“Apesar das reações negativas, a decisão do Supremo Tribunal Federal a favor de não alterar a Lei da Anistia foi recebida com alívio por oficiais das Forças Armadas e elogiada até pelo deputado Aldo Rebelo, que é do PC do B (Partido Comunista do Brasil) e a considerou correta.
O ministro Paulo Vannuchi (Direitos Humanos), no entanto, considerou ‘lamentável’ o fato de o Supremo ter decidido anteontem, por 7 votos a 2, que não cabe revisão da lei, editada em 1979, para permitir punição de agentes do Estado que tenham praticado tortura no regime militar (1964-1985).”
E saiu antes de ontem também na Folha:
“O STF (Supremo Tribunal Federal) decidiu ontem que a Lei da Anistia não pode ser alterada para possibilitar a punição de agentes do Estado que praticaram tortura durante a ditadura militar (1964-1985).”
Ao contrário do que saiu em várias matérias de quase todos os veículos de comunicação nos últimos dias, em nenhum momento o STF poderia mudar, alterar ou revisar a Lei da Anistia. O julgamento era para saber se a interpretação que o STF tem da Lei seria modificada. A Lei continuaria exatamente a mesma. O STF simplesmente não tem poder para modificar uma lei. Por mais importante que o Supremo Tribunal Federal seja – e ele é a corte mais importante do país e órgão mais importante do poder Judiciário -, ele não tem poder de mudar ou revisar qualquer lei. Esse é uma prerrogativa que só o poder Legislativo tem. O STF tem o direito de julgar a lei inconstitucional (ou ilegal) e dizer que ela não é aplicável, e tem o direito de determinar como uma lei deve ser interpretada, mas ele não o direito de reescrever uma lei.
Pelo princípio de separação entre os três poderes, só o poder Legislativo tem o direito de mudar, alterar ou revisar uma lei. Foi exatamente isso que o relator do processo disse quando proferiu seu voto, como saiu na Folha no dia 29/04:
“Segundo Eros Grau, ele próprio uma das vítimas da ditadura - foi preso e torturado durante os anos 1970 -, a lei foi ‘bilateral’, beneficiando todos os lados no período. Ainda de acordo com ele, a anistia foi um grande pacto político que serviu como ponte para a redemocratização e só não foi tão ampla porque, à época, não se contemplou os já condenados por crimes como terrorismo.‘Nem mesmo o Supremo Tribunal Federal está autorizado a reescrever leis de anistia. Só o Congresso Nacional poderia fazer isso’, disse o ministro”.

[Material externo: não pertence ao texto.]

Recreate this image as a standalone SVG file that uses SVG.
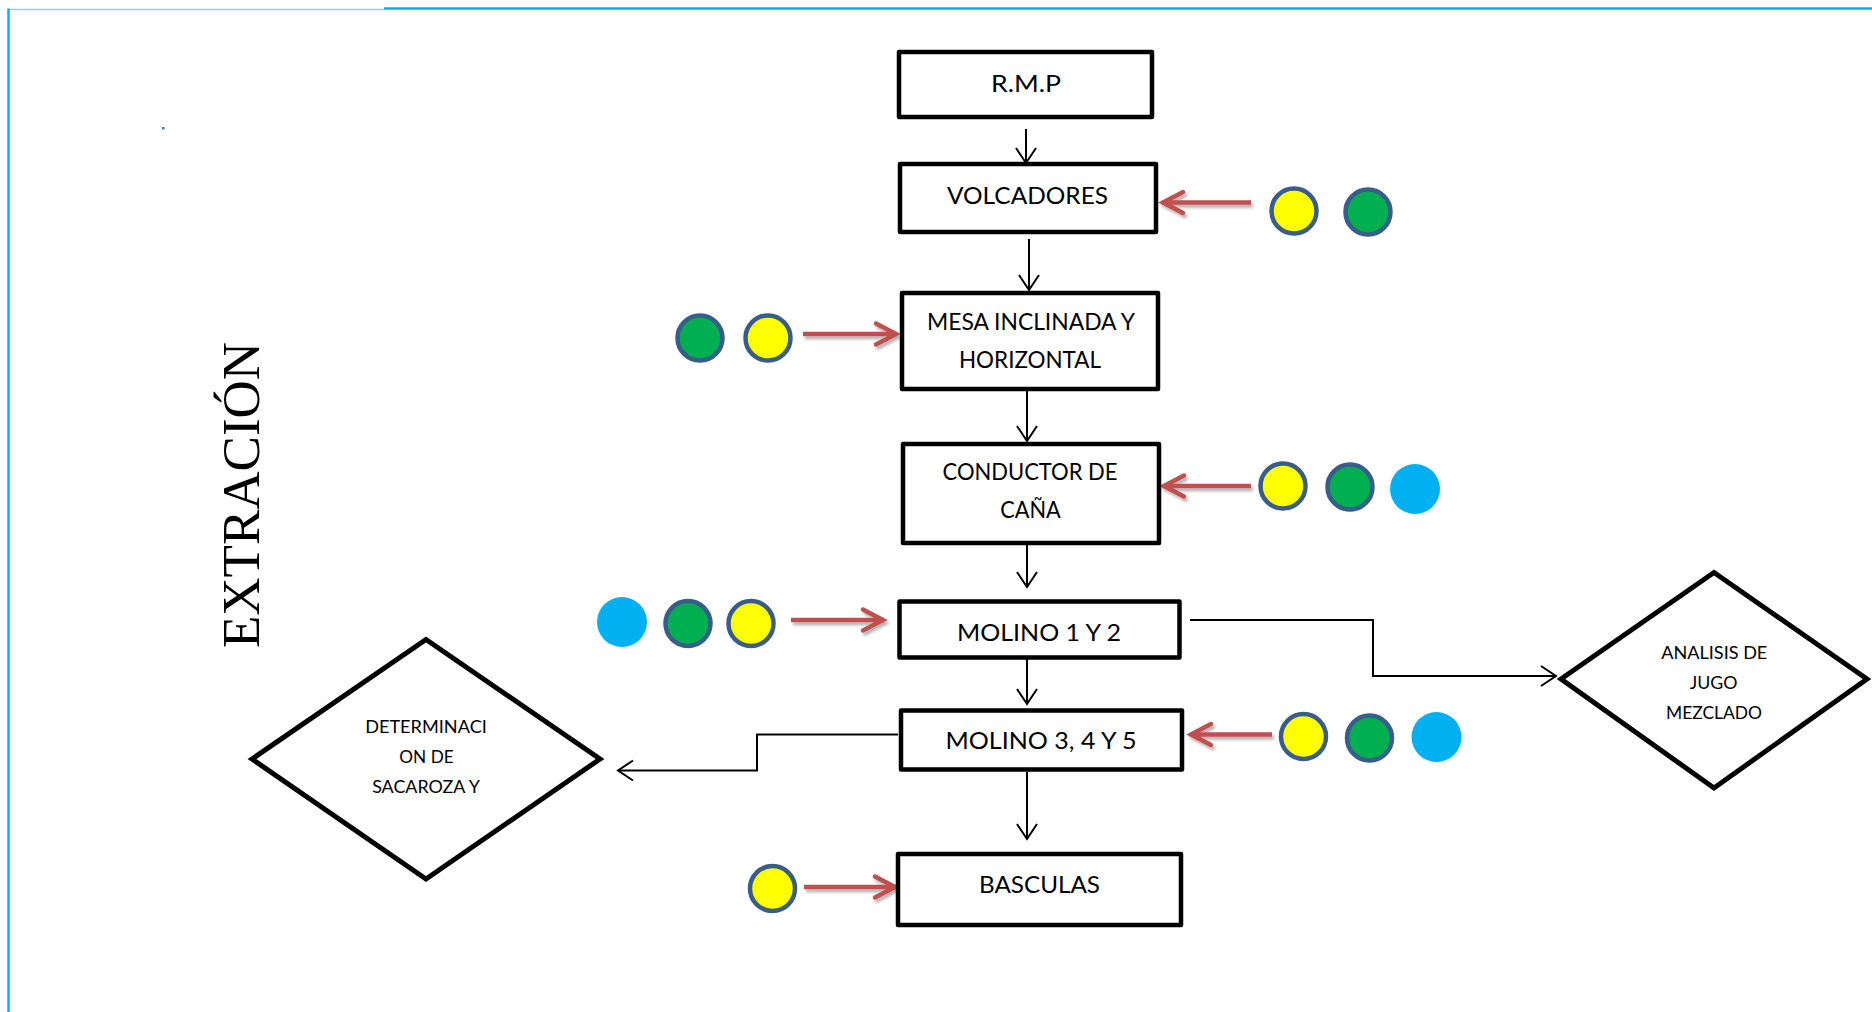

Essa separação entre os poderes é um princípio básico das democracias modernas, já que impede que um órgão ou uma pessoa tenha muito poder e se sobreponha aos demais. Se o STF pudesse não só julgar a constitucionalidade e a interpretação das leis, mas também pudesse fazer as leis, ele seria a instituição mais poderosa do Brasil e tornaria-se incontrolável pelo resto da sociedade. Seria tão ditatorial quanto se o Congresso pudesse não só fazer as leis como também julgar se elas são constitucionais ou não. Pelo princípio da separação dos poderes, quem faz uma lei (Legislativo) não julga se ela é válida (Judiciário), e quem julga se ela é válida (Judiciário) não é responsável por sua execução (Executivo). Isso é parte do que os filósofos e juristas chamam de controle mútuo entre os poderes.